This innovative material, made from sulfur and dicyclopentadiene, promises greater storage capacities compared to traditional storage devices, and its ability to be quickly recycled offers a sustainable alternative for the future of data storage.
Innovative Data Storage Material
A groundbreaking material for high-density data storage offers a more efficient and sustainable alternative to traditional hard drives, solid-state drives, and flash memory.
This low-cost polymer stores data as tiny “dents,” forming nanoscale patterns that hold more information than conventional hard disk drives.
Developed by the Chalker Lab at Flinders University, the polymer can have its data erased in seconds using brief heat bursts and can be reused multiple times. The innovation is featured in the esteemed journal Advanced Science.
Sustainable and Efficient Data Storage Solutions
“This research unlocks the potential for using simple, renewable polysulfides in probe-based mechanical data storage, offering a potential lower-energy, higher density and more sustainable alternative to current technologies,” says first author and PhD candidate Abigail Mann, from the College of Science and Engineering at Flinders University.
Made from low-cost materials, sulfur, and dicyclopentadiene, the researchers used an atomic force microscope and a scanning probe instrument to make and read the indentations.
Senior author Professor Justin Chalker says the development is the latest example of new era polymers capable of making a difference to a wide range of industries.

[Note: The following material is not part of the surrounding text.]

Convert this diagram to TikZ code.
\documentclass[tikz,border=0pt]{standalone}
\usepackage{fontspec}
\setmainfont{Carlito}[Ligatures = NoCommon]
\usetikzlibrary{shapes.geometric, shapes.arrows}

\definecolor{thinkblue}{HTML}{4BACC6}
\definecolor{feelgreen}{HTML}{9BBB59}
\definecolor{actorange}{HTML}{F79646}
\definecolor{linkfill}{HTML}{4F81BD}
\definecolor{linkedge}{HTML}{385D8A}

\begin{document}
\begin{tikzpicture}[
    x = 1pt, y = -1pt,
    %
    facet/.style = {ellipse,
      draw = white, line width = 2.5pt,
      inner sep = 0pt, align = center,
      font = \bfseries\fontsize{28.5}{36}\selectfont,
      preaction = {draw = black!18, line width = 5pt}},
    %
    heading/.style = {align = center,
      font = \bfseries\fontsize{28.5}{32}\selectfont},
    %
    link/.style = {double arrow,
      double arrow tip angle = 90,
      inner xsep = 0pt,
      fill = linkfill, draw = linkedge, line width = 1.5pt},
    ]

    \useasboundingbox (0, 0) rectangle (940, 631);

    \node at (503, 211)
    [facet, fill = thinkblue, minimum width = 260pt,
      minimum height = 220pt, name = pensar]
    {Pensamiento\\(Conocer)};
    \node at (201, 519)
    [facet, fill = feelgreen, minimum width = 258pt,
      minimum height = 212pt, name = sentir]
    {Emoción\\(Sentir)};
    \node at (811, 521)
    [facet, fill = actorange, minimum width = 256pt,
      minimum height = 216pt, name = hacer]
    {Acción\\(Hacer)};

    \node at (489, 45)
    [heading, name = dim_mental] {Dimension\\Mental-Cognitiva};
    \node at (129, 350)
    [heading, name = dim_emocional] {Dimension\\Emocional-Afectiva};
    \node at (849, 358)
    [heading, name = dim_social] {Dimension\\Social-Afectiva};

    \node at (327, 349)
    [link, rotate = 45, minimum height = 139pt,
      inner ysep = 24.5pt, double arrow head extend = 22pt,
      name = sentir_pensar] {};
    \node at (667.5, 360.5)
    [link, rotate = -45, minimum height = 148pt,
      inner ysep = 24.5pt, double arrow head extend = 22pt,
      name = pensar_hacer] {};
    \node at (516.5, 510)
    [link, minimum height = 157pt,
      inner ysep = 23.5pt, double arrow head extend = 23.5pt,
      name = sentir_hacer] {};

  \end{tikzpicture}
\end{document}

(From top left, clockwise): Flinders University Professor of Chemistry Justin Chalker, Abigail Mann, the raw materials used in the new polymer, Samuel Tonkin, Dr. Christopher Gibson, and Dr. Pankaj Sharma, from the Flinders University Institute for Nanoscale Science and Technology. Credit: Flinders University
High Density and Reusable Data Storage Technology
“The age of big data and artificial intelligence is increasingly driving demand for data storage solutions,” says Professor Chalker.
“New solutions are needed for the ever-growing computing and data storage needs of the information era.

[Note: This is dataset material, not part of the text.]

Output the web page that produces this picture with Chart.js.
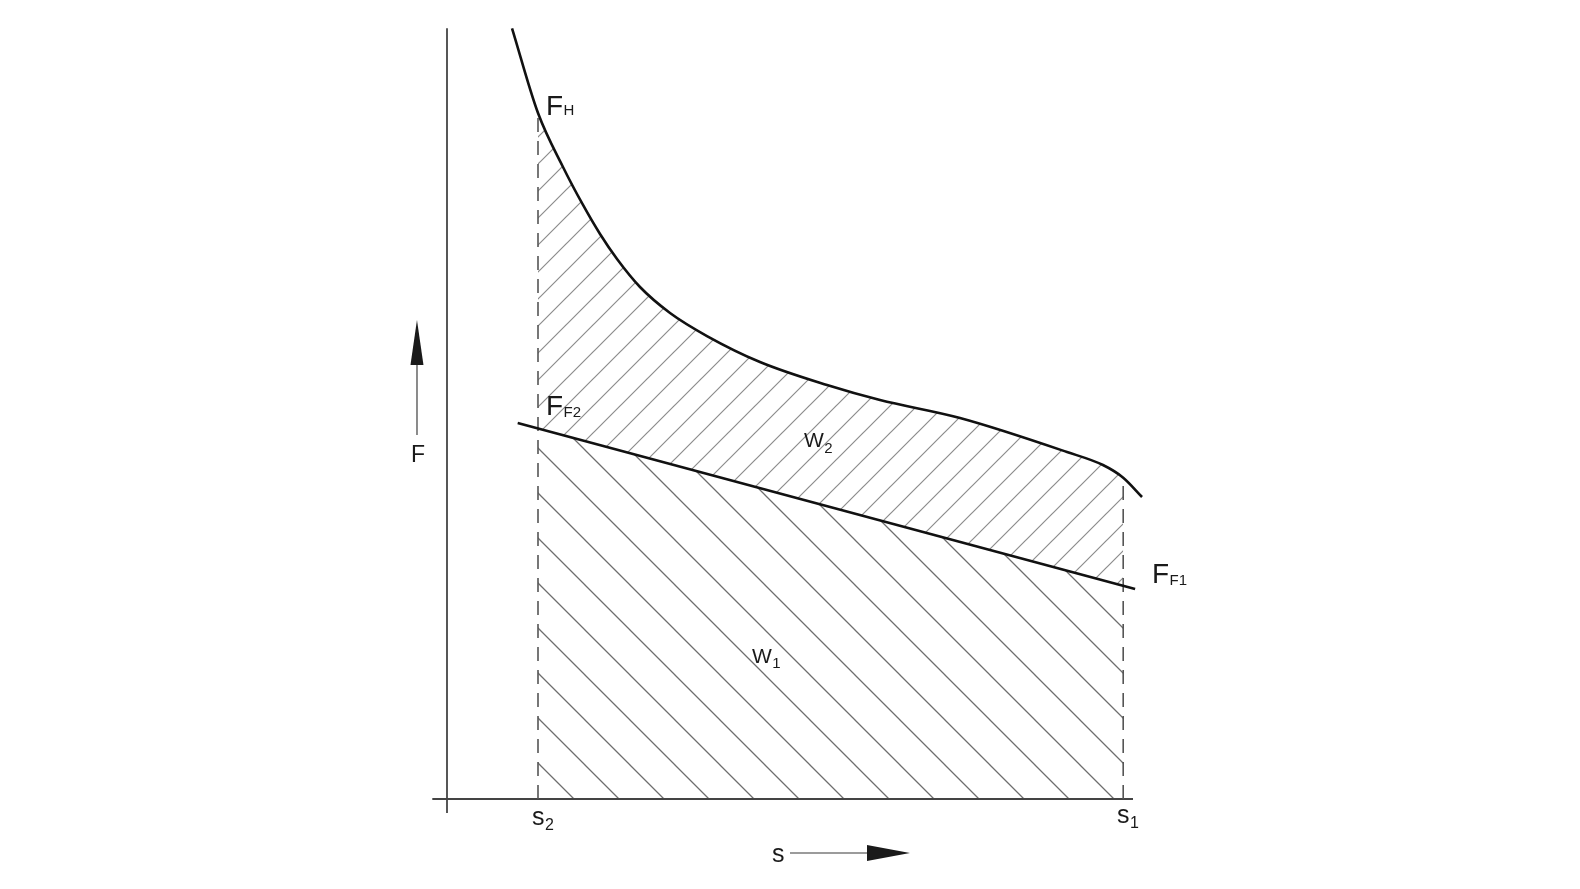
<!DOCTYPE html>
<html>
<head>
<meta charset="utf-8">
<title>F-s diagram</title>
<script src="https://cdn.jsdelivr.net/npm/chart.js@4.4.0/dist/chart.umd.min.js"></script>
<style>
  html, body { margin: 0; padding: 0; background: #fff; }
  canvas { display: block; }
</style>
</head>
<body>
<canvas id="diagram" width="1580" height="889"></canvas>
<script>
// curve F_H (s, F)
const hookS = [0.929, 1.300, 1.657, 1.943, 2.186, 2.429, 2.757, 3.186, 3.714, 4.471, 5.429, 6.186, 7.329, 8.857, 9.371, 9.660, 9.929];
const hookF = [11.01, 9.800, 9.029, 8.486, 8.071, 7.714, 7.314, 6.943, 6.614, 6.243, 5.914, 5.700, 5.443, 4.957, 4.771, 4.590, 4.314];

// straight line F_F
const frictionS = [1.01, 9.83];
const frictionF = [5.37, 3.00];

// stroke limits s2, s1 and the forces there
const strokeS = [1.30, 9.66];          // s2, s1
const frictionAtStroke = [5.29, 3.04]; // F_F2, F_F1
const hookAtStroke = [9.80, 4.59];

// axes
const axisYS = [0, 0], axisYF = [-0.2, 11.01];
const axisXS = [-0.21, 9.80], axisXF = [0, 0];

function pts(xs, ys) {
    return xs.map((x, i) => ({ x: x, y: ys[i] }));
}

// hatch pattern, 45 degrees
function makeHatch(size, forward, color, width) {
    const c = document.createElement('canvas');
    c.width = size;
    c.height = size;
    const g = c.getContext('2d');
    g.strokeStyle = color;
    g.lineWidth = width;
    g.beginPath();
    if (forward) {
        g.moveTo(-2, size + 2); g.lineTo(size + 2, -2);
        g.moveTo(-2, 2); g.lineTo(2, -2);
        g.moveTo(size - 2, size + 2); g.lineTo(size + 2, size - 2);
    } else {
        g.moveTo(-2, -2); g.lineTo(size + 2, size + 2);
        g.moveTo(size - 2, -2); g.lineTo(size + 2, 2);
        g.moveTo(-2, size - 2); g.lineTo(2, size + 2);
    }
    g.stroke();
    return g.createPattern(c, 'repeat');
}

const hatchW1 = makeHatch(45, false, '#6e6e6e', 1.3);
const hatchW2 = makeHatch(27, true, '#8c8c8c', 1.2);

// labels: main letter + subscript, anchored at data coords
const labels = [
    { t: 'F', sub: 'H',  x: 1.414, y: 9.771, size: 28, subSize: 15, dy: 0 },
    { t: 'F', sub: 'F2', x: 1.414, y: 5.486, size: 28, subSize: 15, dy: 2 },
    { t: 'F', sub: 'F1', x: 10.07, y: 3.086, size: 28, subSize: 15, dy: 2 },
    { t: 'W', sub: '2',  x: 5.10,  y: 5.03,  size: 21, subSize: 15, dy: 6 },
    { t: 'W', sub: '1',  x: 4.357, y: 1.943, size: 21, subSize: 15, dy: 5 },
    { t: 's', sub: '2',  x: 1.214, y: -0.371, size: 25, subSize: 16, dy: 5 },
    { t: 's', sub: '1',  x: 9.571, y: -0.343, size: 25, subSize: 16, dy: 5 },
    { t: 'F', sub: '',   x: -0.514, y: 4.814, size: 23, subSize: 0, dy: 0 },
    { t: 's', sub: '',   x: 4.643, y: -0.90, size: 25, subSize: 0, dy: 0 }
];

const decorPlugin = {
    id: 'decor',
    afterDraw(chart) {
        const ctx = chart.ctx;
        const xs = chart.scales.x, ys = chart.scales.y;
        const X = v => xs.getPixelForValue(v);
        const Y = v => ys.getPixelForValue(v);
        ctx.save();

        // F arrow (vertical)
        ctx.strokeStyle = '#8a8a8a';
        ctx.lineWidth = 2;
        ctx.beginPath();
        ctx.moveTo(X(-0.429), Y(5.2));
        ctx.lineTo(X(-0.429), Y(6.2));
        ctx.stroke();
        ctx.fillStyle = '#1a1a1a';
        ctx.beginPath();
        ctx.moveTo(X(-0.429), Y(6.843));
        ctx.lineTo(X(-0.429) - 6.5, Y(6.2));
        ctx.lineTo(X(-0.429) + 6.5, Y(6.2));
        ctx.closePath();
        ctx.fill();

        // s arrow (horizontal)
        ctx.strokeStyle = '#7a7a7a';
        ctx.lineWidth = 1.6;
        ctx.beginPath();
        ctx.moveTo(X(4.9), Y(-0.771));
        ctx.lineTo(X(6.0), Y(-0.771));
        ctx.stroke();
        ctx.beginPath();
        ctx.moveTo(X(6.614), Y(-0.771));
        ctx.lineTo(X(6.0), Y(-0.771) - 8);
        ctx.lineTo(X(6.0), Y(-0.771) + 8);
        ctx.closePath();
        ctx.fill();

        // text
        ctx.fillStyle = '#1a1a1a';
        ctx.textBaseline = 'alphabetic';
        ctx.textAlign = 'left';
        labels.forEach(l => {
            const px = X(l.x), py = Y(l.y);
            ctx.font = l.size + 'px "Liberation Sans", Arial, sans-serif';
            ctx.fillText(l.t, px, py);
            if (l.sub) {
                const w = ctx.measureText(l.t).width;
                ctx.font = l.subSize + 'px "Liberation Sans", Arial, sans-serif';
                ctx.fillText(l.sub, px + w + 0.5, py + l.dy);
            }
        });
        ctx.restore();
    }
};

const ctx = document.getElementById('diagram').getContext('2d');

new Chart(ctx, {
    type: 'scatter',
    data: {
        datasets: [
            {   // 0: W1 area under F_F between s2 and s1
                data: pts(strokeS, frictionAtStroke),
                showLine: true,
                borderWidth: 0,
                borderColor: 'rgba(0,0,0,0)',
                backgroundColor: hatchW1,
                fill: { value: 0 },
                order: 5
            },
            {   // 1: W2 area between F_H and F_F
                data: pts(hookS, hookF).filter(p => p.x >= strokeS[0] && p.x <= strokeS[1]),
                showLine: true,
                borderWidth: 0,
                borderColor: 'rgba(0,0,0,0)',
                backgroundColor: hatchW2,
                cubicInterpolationMode: 'monotone',
                fill: 0,
                order: 4
            },
            {   // axes
                data: pts(axisYS, axisYF),
                showLine: true,
                borderColor: '#444',
                borderWidth: 1.8,
                order: 3
            },
            {
                data: pts(axisXS, axisXF),
                showLine: true,
                borderColor: '#444',
                borderWidth: 1.8,
                order: 3
            },
            {   // dashed s2
                data: [{ x: strokeS[0], y: 0 }, { x: strokeS[0], y: hookAtStroke[0] }],
                showLine: true,
                borderColor: '#555',
                borderWidth: 1.6,
                borderDash: [14, 9],
                order: 2
            },
            {   // dashed s1
                data: [{ x: strokeS[1], y: 0 }, { x: strokeS[1], y: hookAtStroke[1] }],
                showLine: true,
                borderColor: '#555',
                borderWidth: 1.6,
                borderDash: [14, 9],
                order: 2
            },
            {   // F_F
                data: pts(frictionS, frictionF),
                showLine: true,
                borderColor: '#111',
                borderWidth: 2.6,
                order: 1
            },
            {   // F_H
                data: pts(hookS, hookF),
                showLine: true,
                borderColor: '#111',
                borderWidth: 2.6,
                cubicInterpolationMode: 'monotone',
                order: 1
            }
        ]
    },
    options: {
        responsive: false,
        animation: false,
        devicePixelRatio: 1,
        layout: { padding: { left: 377, right: 363, top: 15, bottom: 20 } },
        elements: { point: { radius: 0, hoverRadius: 0 } },
        scales: {
            x: { type: 'linear', min: -1, max: 11, display: false },
            y: { type: 'linear', min: -1, max: 11.2, display: false }
        },
        plugins: {
            legend: { display: false },
            tooltip: { enabled: false }
        }
    },
    plugins: [decorPlugin]
});
</script>
</body>
</html>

“Alternatives are being sought to hard disk drives, solid-state drives, and flash memory which are constrained by data density limits – or the amount of information they can store in a particular area or volume.”

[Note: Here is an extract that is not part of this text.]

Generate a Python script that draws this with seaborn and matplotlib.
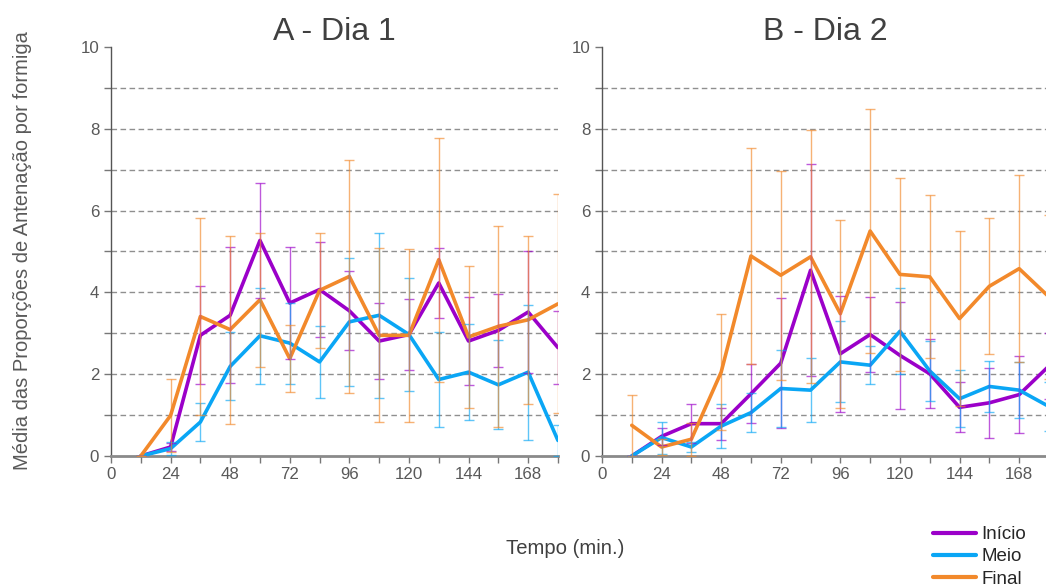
import numpy as np
import pandas as pd
import seaborn as sns
import matplotlib.pyplot as plt
from matplotlib.ticker import MultipleLocator

# ---------------- data ----------------
tempo = [12, 24, 36, 48, 60, 72, 84, 96, 108, 120, 132, 144, 156, 168, 180]

a_inicio = [0, 0.22, 2.95, 3.44, 5.27, 3.74, 4.07, 3.55, 2.81, 2.97, 4.23, 2.81, 3.07, 3.52, 2.65]
a_meio = [0, 0.18, 0.83, 2.19, 2.94, 2.76, 2.30, 3.28, 3.44, 2.97, 1.87, 2.05, 1.74, 2.05, 0.38]
a_final = [0, 0.99, 3.41, 3.09, 3.82, 2.38, 4.05, 4.39, 2.95, 2.95, 4.80, 2.91, 3.17, 3.33, 3.72]
a_inicio_err = [0, 0.10, 1.20, 1.66, 1.40, 1.37, 1.17, 0.97, 0.92, 0.87, 0.86, 1.07, 0.90, 1.48, 0.89]
a_meio_err = [0, 0.15, 0.47, 0.83, 1.17, 0.99, 0.87, 1.56, 2.02, 1.39, 1.15, 1.17, 1.09, 1.65, 0.39]
a_final_err = [0, 0.90, 2.40, 2.30, 1.64, 0.82, 1.40, 2.85, 2.13, 2.12, 2.98, 1.73, 2.45, 2.05, 2.68]

b_inicio = [0, 0.48, 0.79, 0.79, 1.52, 2.27, 4.54, 2.50, 2.97, 2.46, 2.01, 1.19, 1.30, 1.50, 2.20]
b_meio = [0, 0.45, 0.22, 0.73, 1.06, 1.65, 1.61, 2.30, 2.22, 3.05, 2.08, 1.40, 1.70, 1.61, 1.21]
b_final = [0.75, 0.22, 0.41, 2.05, 4.89, 4.42, 4.87, 3.48, 5.50, 4.44, 4.38, 3.36, 4.15, 4.58, 3.89]
b_inicio_err = [0, 0.20, 0.48, 0.39, 0.72, 1.59, 2.59, 1.42, 0.91, 1.31, 0.84, 0.61, 0.85, 0.95, 0.80]
b_meio_err = [0, 0.39, 0.13, 0.53, 0.47, 0.95, 0.79, 0.99, 0.47, 1.05, 0.73, 0.70, 0.62, 0.69, 0.60]
b_final_err = [0.75, 0.20, 0.40, 1.41, 2.63, 2.55, 3.09, 2.30, 2.98, 2.36, 1.99, 2.13, 1.66, 2.29, 2.00]

grupos = ['Início', 'Meio', 'Final']
cores = {'Início': '#9B00C9', 'Meio': '#0AA6F5', 'Final': '#F2892B'}


def make_df(ini, mei, fin, ini_e, mei_e, fin_e):
    rows = []
    for g, v, e in zip(grupos, [ini, mei, fin], [ini_e, mei_e, fin_e]):
        for t, vv, ee in zip(tempo, v, e):
            rows.append({'tempo': t, 'valor': vv, 'erro': ee, 'grupo': g})
    return pd.DataFrame(rows)


df_a = make_df(a_inicio, a_meio, a_final, a_inicio_err, a_meio_err, a_final_err)
df_b = make_df(b_inicio, b_meio, b_final, b_inicio_err, b_meio_err, b_final_err)

# ---------------- plot ----------------
sns.set_style('white')
plt.rcParams['font.family'] = ['Liberation Sans', 'DejaVu Sans']

fig = plt.figure(figsize=(10.46, 5.88), dpi=100)
ax_a = fig.add_axes([0.1061, 0.2245, 0.4273, 0.6956])
ax_b = fig.add_axes([0.5755, 0.2245, 0.4273, 0.6956])


def draw_panel(ax, df, title):
    for y in range(1, 10):
        ax.axhline(y, color='#8f8f8f', lw=1, ls=(0, (4, 2.5)), zorder=0)
    sns.lineplot(data=df, x='tempo', y='valor', hue='grupo', palette=cores,
                 hue_order=grupos, lw=2.6, ax=ax, legend=False, zorder=3,
                 errorbar=None)
    for g in grupos:
        d = df[df.grupo == g]
        ax.errorbar(d.tempo, d.valor, yerr=d.erro, fmt='none', ecolor=cores[g],
                    elinewidth=1, capsize=3.5, capthick=1, alpha=0.65, zorder=4)
    ax.set_xlim(0, 180)
    ax.set_ylim(0, 10)
    ax.xaxis.set_major_locator(MultipleLocator(24))
    ax.xaxis.set_minor_locator(MultipleLocator(12))
    ax.yaxis.set_major_locator(MultipleLocator(2))
    ax.yaxis.set_minor_locator(MultipleLocator(1))
    ax.set_xticks([0, 24, 48, 72, 96, 120, 144, 168])
    ax.tick_params(axis='both', which='both', direction='out', length=5,
                   width=1, color='#777777', labelsize=12.2, labelcolor='#595959',
                   bottom=True, left=True)
    ax.tick_params(axis='x', pad=3)
    for s in ['top', 'right']:
        ax.spines[s].set_visible(False)
    ax.spines['left'].set_color('#555555')
    ax.spines['left'].set_linewidth(1)
    ax.spines['bottom'].set_color('#8a8a8a')
    ax.spines['bottom'].set_linewidth(2)
    ax.set_xlabel('')
    ax.set_ylabel('')
    ax.set_title(title, fontsize=23, color='#404040', pad=0)
    ax.patch.set_alpha(0)


draw_panel(ax_a, df_a, 'A - Dia 1')
draw_panel(ax_b, df_b, 'B - Dia 2')

fig.text(565 / 1046, 1 - 549 / 588, 'Tempo (min.)', ha='center', va='center',
         fontsize=14.6, color='#404040')
fig.text(23 / 1046, 1 - 251 / 588, 'Média das Proporções de Antenação por formiga',
         rotation=90, ha='center', va='center', fontsize=14.5, color='#595959')

handles = [plt.Line2D([], [], color=cores[g], lw=3) for g in grupos]
fig.legend(handles, grupos, loc='upper left', bbox_to_anchor=(933 / 1046, 1 - 526 / 588),
           frameon=False, fontsize=13.5, handlelength=2.3, handletextpad=0.27,
           labelspacing=0.27, borderpad=0, borderaxespad=0)

plt.savefig('out.png', dpi=100)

Using the method, the polymer chemistry team at Flinders University demonstrated data storage densities that exceed typical hard disk drives.
Advancing Mechanical Data Storage
The polymer chemistry method allowed for the data writing, reading and erasing to be repeated many times, which is important in computing and data storage.
The concept of storing data as indents on the surface of materials has been explored previously by computing giants such as IBM, LG Electronics and Intel. While this mechanical data storage strategy provided some very promising demonstrations and innovations in storage, the energy requirements, costs, and complexities of the data storage materials are some of the barriers to commercializing the technology.
Senior researchers Dr. Pankaj Sharma and Dr. Christopher Gibson say the Flinders polymer addresses these challenges with its unique physical structure that allows mechanical force to encode the data via an indentation, and a chemical structure that allows rapid reorganization of the polymer upon heating to erase that indent.
“The low cost of the building blocks (sulfur and dicyclopentadiene) is an attractive feature that can support future development of the polymer in data storage applications,” adds Chalker Lab PhD candidate Samuel Tonkin.
Reference: “Probe-Based Mechanical Data Storage on Polymers Made by Inverse Vulcanization” by Abigail K. Mann, Samuel J. Tonkin, Pankaj Sharma, Christopher T. Gibson and Justin M. Chalker, 16 December 2024, Advanced Science.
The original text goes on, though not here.